L’Office européen des brevets réalise actuellement une enquête pour laquelle sont consultés des demandeurs de brevets européens, choisis de manière aléatoire dans le monde parmi, notamment, des universités et des PME, au sujet des délais de grâce en matière de brevets1

Le délai de grâce correspond à une période (généralement entre six et douze mois) durant laquelle le futur déposant d’un brevet peut, volontairement ou non, divulguer son invention avant le dépôt de la demande de brevet, sans compromettre la brevetabilité de son invention.

Une analyse concernant une potentielle mise en place d’un délai de grâce en Europe avait déjà été faite antérieurement2, et n’avait pas soulevé un grand enthousiasme parmi les membres du Comité consultatif pour les questions économiques et sociales chargé de l’étude.

L’Europe ayant une exigence stricte de nouveauté, tout ce qui est rendu accessible au public à l’écrit ou à l’oral concernant l’invention, avant le dépôt de la demande de brevet, constitue l’état de la technique, et ne sera donc plus considéré comme nouveau et, par extension, ne sera plus brevetable3.

La mise en place d’un délai de grâce en Europe rentrerait donc en conflit avec l’exigence stricte de nouveauté, voire en incompatibilité avec la Convention sur le brevet européen4.

Certains pays ont fait le choix d’introduire un délai de grâce. Le Japon, par exemple, octroie un délai de six mois, tandis que les États-Unis en octroient un de douze. Ces pays voient en un délai de grâce l’opportunité d’éviter toute divulgation prématurée ou non intentionnelle qui compromettrait la brevetabilité de l’invention, permettant l’exposition de l’invention de manière libre lors de conférences ou au sein de revues de presse par exemple, en amont du dépôt de la demande de brevet.  

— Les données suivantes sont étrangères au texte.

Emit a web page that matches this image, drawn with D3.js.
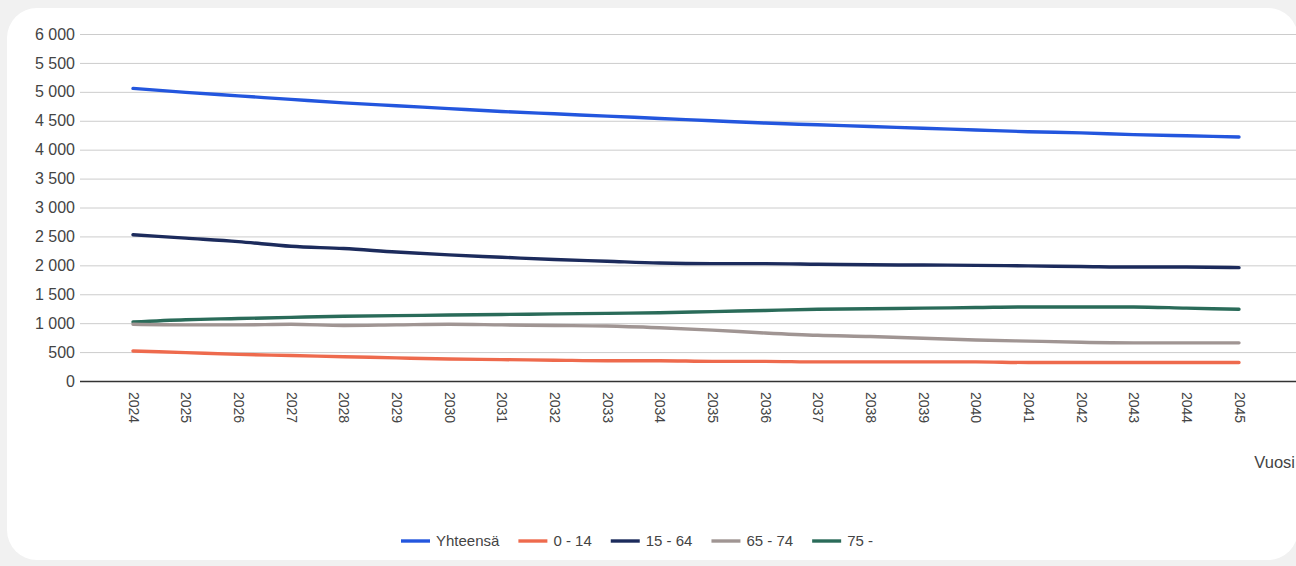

Cependant, l’instauration d’un délai de grâce augmenterait l’insécurité juridique et complexifierait l’examen du critère de nouveauté. D’autant plus que l’introduction d’un délai de grâce en Europe impliquerait une harmonisation à l’échelle internationale, ce qui rendrait la faisabilité d’un consensus en la matière assez complexe.

Dans ce cadre, l’enquête menée par l’OEB consiste à évaluer les répercussions de l’exigence stricte de nouveauté sur les dépôts et les pratiques professionnelles des demandeurs de brevet auprès de l’OEB. 

Au-delà de la question d’un délai de grâce européen potentiel, l’enquête de l’OEB a donc trois objectifs :

  • comprendre la manière dont les demandeurs gèrent l’exigence stricte de nouveauté ;

  • comprendre l’incidence d’une telle exigence sur les stratégies de commercialisation des brevets et leur divulgation ;

  • comprendre quelles répercussions un délai de grâce pourrait engendrer, et sous quelles modalités il pourrait être mis en œuvre. 

Les résultats de l’enquête donneront lieu à la publication d’une étude au printemps 2022. Elle servira de base de discussion sur le sujet.

1 Cf. OEB, communiqué de presse, 20 déc. 2021.
2 Europe Economics Chancery House, Economic Analysis of the Grace Period, nov. 2014.
3 Article 54 de la CBE.
4 Sur ce sujet, voir : H. Bardehle, Ist die Neuheitsschonfrist endlich in Sicht ? (Le Délai de grâce quant à la nouveauté est-il pour demain ?), MITT, 7, juill. 2004, p. 289-291 ; S. J. R. Bostyn, International harmonization of the patent system (L'Harmonisation du droit des brevets à l'échelon international), JAP AIPPI, (27), 5, sept. 2002, p. 310-323, 1re partie ; JAP AIPPI, (27), 6, nov. 2002, p. 384-397, 2e partie ; JAP AIPPI, (28), 1, janv. 2003, p. 29-37, 3e partie ; N. Wuylems, L’Opportunité d’un délai de grâce en droit européen des brevets d’invention, RDPI, sept. 1999, 103, p. 21-26 ; F. Blackemore, Grace periods in European patent law (L’Introduction d’un délai de grâce dans les législations européennes sur les brevets), Patent World, 106, oct. 1998, p. 18-22.